DC No, but music is super influential on my writing. When writing my first novella Safe one of my rules was I had to be listening to the live album from Joy Division’s Still the entire time I was writing. This was before Joy Division was a T-shirt band, just to give myself a little defense there. I’ll stop and listen to things and then write, but when writing I need it to be quiet, or just the little noises from the street.
AR I Wished is, among other things, about the failure of language; there are whole paragraphs that appear to erase themselves: there are a lot of if-clauses that go nowhere, conditional tenses, images that vanish as soon as they are described. Is silence important to you?
DC Very much so, but it’s difficult to do that. You can’t control how peoples’ minds work. A novel is like a drug. There are writers I love that seem to be able to create an affective silence in the text. It’s just very difficult to enact. But it is a goal.
AR Lynne Tillman quotes you in her introduction to your first novel, Closer as saying that novels are a place to put confusion, which I think is lovely, and I wonder: if that’s true, then what are films?

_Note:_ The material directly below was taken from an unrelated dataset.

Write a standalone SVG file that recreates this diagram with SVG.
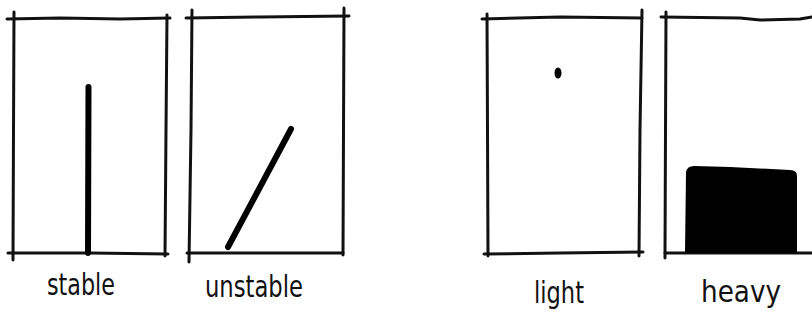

DC Oh. I don’t know that it’s so different. I feel like I put the same thing into everything. The trick in films is trying to make it porous, make it so that you have to pay attention. I would have a film that’s kind of empty and naked and calculated so that you have to pay attention to it. You lose people who think it’s boring, and there’s nothing you can do about that. So I don’t know if that’s confusion. But confusion’s my thing. ‘Confusion is the truth’ is my motto, so I’m sure that’s going in there.